Winn has served as the booshway of the rendezvous for about 19 years. The booshway is the person who enforces the rules and encourages respect at a rendezvous.
“The booshway is the judge and jury,” Winn said.
Visitors can take part in hands-on activities, including building a miniature cabin, making pegs, carrying water and sawing wood.
Visitors can watch competitions for re-enactors that include black-powder target shooting with muskets, tomahawk and knife tosses, flint and steel fire starting, primitive archery, apple peeling and pie baking.
Rendezvous re-enactors enjoy interacting with visitors, Lee said.
“The re-enactors, dressed in period clothing, encourage people to step back in time,” Lee said. “They are very good at inviting children to use the tools and try the skills that were necessary in the past.”
From the smell of fire and food, to the sound of anvils and gunfire, to the sight of white tents against a dark stockade fort, visitors will find that the rendezvous is a feast for all five senses.
“This makes history come alive,” Lee said. “This is far more engaging than reading about the time period in a book.

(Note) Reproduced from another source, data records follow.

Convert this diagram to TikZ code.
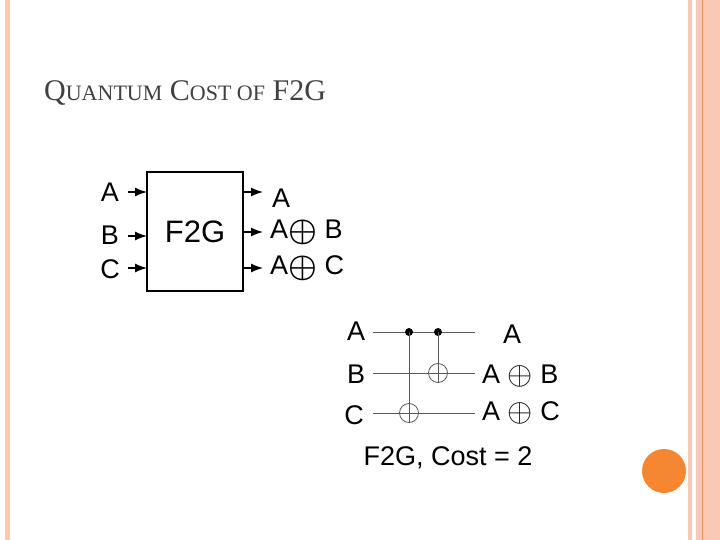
\documentclass[tikz,border=0pt]{standalone}
\usepackage{fontspec}
\usetikzlibrary{arrows.meta}
\setmainfont{Liberation Serif}
\newfontfamily\arial{Liberation Sans}
\definecolor{stripe}{HTML}{F9C9B6}
\definecolor{oline}{HTML}{E8905F}
\definecolor{dot}{HTML}{F58733}
\definecolor{title}{HTML}{404040}
\newcommand{\bigox}{\raisebox{-0.06em}{\scalebox{1.3}{$\oplus$}}}
\newcommand{\boldox}{\raisebox{-0.06em}{\scalebox{1.3}{$\boldsymbol{\oplus}$}}}
\newcommand{\smc}[1]{{\fontsize{22}{22}\selectfont #1}}
\usepackage{amsmath}
\begin{document}
\begin{tikzpicture}[x=1pt,y=-1pt,
  lbl/.style={font=\arial\fontsize{27}{27}\selectfont, inner sep=0pt},
  wire/.style={draw=gray!70!black, line width=0.9pt},
  arr/.style={-{Latex[length=12pt,width=9pt]}, line width=1.3pt},
  oplusn/.style={circle, draw=gray!70!black, line width=0.8pt, minimum size=19pt, inner sep=0pt},
  ctrl/.style={circle, fill=black, minimum size=8pt, inner sep=0pt}]
\useasboundingbox (0,0) rectangle (720,540);
\fill[white] (0,0) rectangle (720,540);
% borders
\fill[stripe] (5,0) rectangle (10,540);
\fill[stripe] (688,0) rectangle (692,540);
\fill[stripe] (696,0) rectangle (720,540);
\fill[oline] (701.5,0) rectangle (703,540);
\node[circle, fill=dot, minimum size=44pt, inner sep=0pt] (deco) at (664,471) {};
% title
\node[anchor=base west, inner sep=0pt, text=title, font=\fontsize{30}{30}\selectfont] (ttl) at (44,101) {Q\smc{UANTUM} C\smc{OST OF} F2G};
% block
\node[draw, line width=1.3pt, minimum width=96pt, minimum height=119pt, inner sep=0pt, font=\arial\fontsize{31}{31}\selectfont] (box) at (195,231.5) {F2G};
\node[lbl] (iA) at (110,192) {A};
\node[lbl] (iB) at (110,235) {B};
\node[lbl] (iC) at (110,269) {C};
\coordinate (bA) at (147,192); \coordinate (bB) at (147,236); \coordinate (bC) at (147,268);
\draw[arr] (128,192) -- (bA);
\draw[arr] (128,236) -- (bB);
\draw[arr] (128,268) -- (bC);
\coordinate (eA) at (263,192); \coordinate (eB) at (263,232); \coordinate (eC) at (263,268);
\draw[arr] (243,192) -- (eA);
\draw[arr] (243,232) -- (eB);
\draw[arr] (243,268) -- (eC);
\node[lbl, anchor=west] (oA) at (272,198) {A};
\node[lbl, anchor=west] (oB) at (270,232) {A\boldox\ B};
\node[lbl, anchor=west] (oC) at (270,268) {A\boldox\ C};
% circuit
\node[lbl] (cA) at (356,331) {A};
\node[lbl] (cB) at (356,374) {B};
\node[lbl] (cC) at (354,415) {C};
\coordinate (w1s) at (373,332); \coordinate (w1e) at (475,332);
\coordinate (w2s) at (373,373); \coordinate (w2e) at (475,373);
\coordinate (w3s) at (373,413); \coordinate (w3e) at (475,413);
\draw[wire] (w1s) -- (w1e);
\draw[wire] (w2s) -- (w2e);
\draw[wire] (w3s) -- (w3e);
\node[ctrl] (c1) at (409,332) {};
\node[ctrl] (c2) at (438,332) {};
\node[oplusn] (t1) at (409,413) {};
\node[oplusn] (t2) at (438,373) {};
\draw[wire] (c1.center) -- (t1.south);
\draw[wire] (c2.center) -- (t2.south);
\draw[wire] (t1.west) -- (t1.east);
\draw[wire] (t2.west) -- (t2.east);
\node[lbl] (rA) at (512,334) {A};
\node[lbl, anchor=west] (rB) at (482,376) {A \bigox\ B};
\node[lbl, anchor=west] (rC) at (482,413) {A \bigox\ C};
\node[lbl] (cap) at (448,458) {F2G, Cost = 2};
\end{tikzpicture}
\end{document}
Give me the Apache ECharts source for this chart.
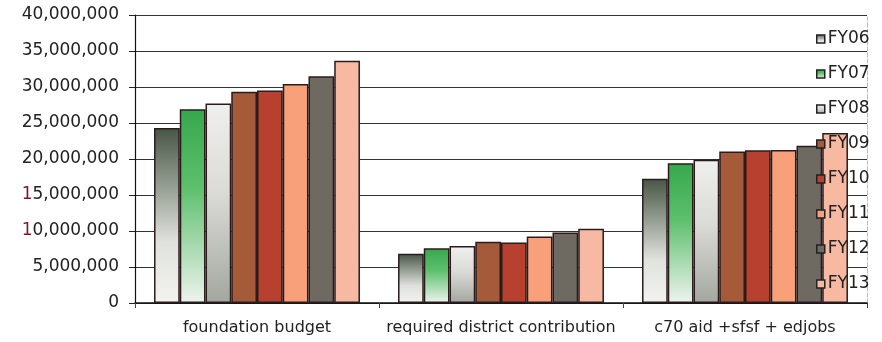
<!DOCTYPE html>
<html>
<head>
<meta charset="utf-8">
<script src="https://cdn.jsdelivr.net/npm/echarts@6/dist/echarts.min.js"></script>
<style>
html,body{margin:0;padding:0;background:#fff;}
#c{width:882px;height:342px;}
</style>
</head>
<body>
<div id="c"></div>
<script>
const categories = ['foundation budget', 'required district contribution', 'c70 aid +sfsf + edjobs'];
const seriesNames = ['FY06', 'FY07', 'FY08', 'FY09', 'FY10', 'FY11', 'FY12', 'FY13'];
const FY06 = [24300000, 6850000, 17250000];
const FY07 = [26900000, 7600000, 19400000];
const FY08 = [27700000, 7900000, 19900000];
const FY09 = [29350000, 8500000, 21050000];
const FY10 = [29500000, 8400000, 21200000];
const FY11 = [30400000, 9250000, 21250000];
const FY12 = [31500000, 9800000, 21850000];
const FY13 = [33650000, 10300000, 23600000];
const seriesValues = [FY06, FY07, FY08, FY09, FY10, FY11, FY12, FY13];
const yMin = 0, yMax = 40000000, yStep = 5000000;

function grad(stops) {
  return new echarts.graphic.LinearGradient(0, 0, 0, 1,
    stops.map(s => ({offset: s[0], color: s[1]})));
}
const colors = [
  grad([[0, '#485646'], [0.65, '#dfe2dc'], [1, '#f3f3ef']]),
  grad([[0, '#36a84c'], [0.4, '#5cbf6c'], [1, '#eef4ee']]),
  grad([[0, '#efefed'], [0.45, '#dadad6'], [1, '#a3a79f']]),
  '#a55a3a',
  '#b8402e',
  '#f7a07a',
  '#6e6a62',
  '#f8b9a2'
];

const chart = echarts.init(document.getElementById('c'));
const FONT = 'DejaVu Sans';
chart.setOption({
  animation: false,
  backgroundColor: '#fff',
  grid: {left: 135, right: 15, top: 15, bottom: 39, containLabel: false},
  legend: {
    orient: 'vertical',
    left: 811,
    top: 24,
    itemWidth: 8,
    itemHeight: 8,
    itemGap: 15,
    icon: 'rect',
    itemStyle: {borderColor: '#222', borderWidth: 1.5},
    textStyle: {fontFamily: FONT, fontSize: 17, color: '#222', lineHeight: 20, padding: [0, 0, 0, -2]},
    data: seriesNames
  },
  xAxis: {
    type: 'category',
    data: categories,
    axisLine: {lineStyle: {color: '#111', width: 1.5}},
    axisTick: {show: true, length: 5, lineStyle: {color: '#444'}},
    axisLabel: {fontFamily: FONT, fontSize: 16, color: '#222', margin: 17, interval: 0, hideOverlap: false}
  },
  yAxis: [{
    type: 'value',
    min: yMin, max: yMax, interval: yStep,
    axisLine: {show: true, lineStyle: {color: '#111', width: 1.2}},
    axisTick: {show: true, length: 6, lineStyle: {color: '#222'}},
    splitLine: {lineStyle: {color: '#333', width: 1}},
    axisLabel: {
      fontFamily: FONT, fontSize: 17, color: '#222', margin: 16,
      formatter: function (v) {
        const s = v.toLocaleString('en-US');
        if (s.charAt(0) === '1') return '{r|1}' + s.slice(1);
        return s;
      },
      rich: {r: {fontFamily: FONT, fontSize: 17, color: '#7a1a2a'}}
    }
  }, {
    type: 'value',
    position: 'right',
    min: yMin, max: yMax, interval: yStep,
    axisLine: {show: true, lineStyle: {color: '#bbb', type: 'dashed', width: 1}},
    axisTick: {show: false},
    axisLabel: {show: false},
    splitLine: {show: false}
  }],
  series: seriesNames.map((name, i) => ({
    name: name,
    type: 'bar',
    data: seriesValues[i],
    barGap: '0%',
    barCategoryGap: '15.6%',
    itemStyle: {color: colors[i], borderColor: '#2a1c1c', borderWidth: 1.5}
  }))
});
</script>
</body>
</html>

Here you can see, taste, smell and hear history.”
Lee said the event is both an outdoor classroom and affordable family entertainment.
Visitors can listen to musicians play period music, enjoy wagon rides, and purchase trade goods and period foods, including fry bread, root beer and kettle corn.
The rendezvous is held at a replica of Fort Coshconong, built in the 1960s to commemorate Fort Atkinson’s early history.
The original Fort Coshconong was built in 1832 in what would later became Fort Atkinson when General Henry Atkinson and his army were pursuing Black Hawk and his band. Black Hawk, a member of the Sauk tribe, crossed into Illinois from land set aside in Iowa for Sauk and Meskwaki (Fox) tribes, including Black Hawk’s community. For several months, Black Hawk and his band were pursued by Atkinson and his men. Among those men was a young Abraham Lincoln.
(For more information on the Black Hawk War, please visit the Lincoln Era Exhibit and Library at the Hoard Historical Museum, 401 Whitewater Ave.)
The fort was dismantled by early settlers and its exact location is unknown. Since 2014, archeologists have been trying to locate the exact site of the fort.
Coming to the rendezvous is a great way for a family to spend time outside on a spring day, Lee said.
“The park is beautiful, with woods and water and places to play,” she said. “It is a perfect site for a rendezvous.”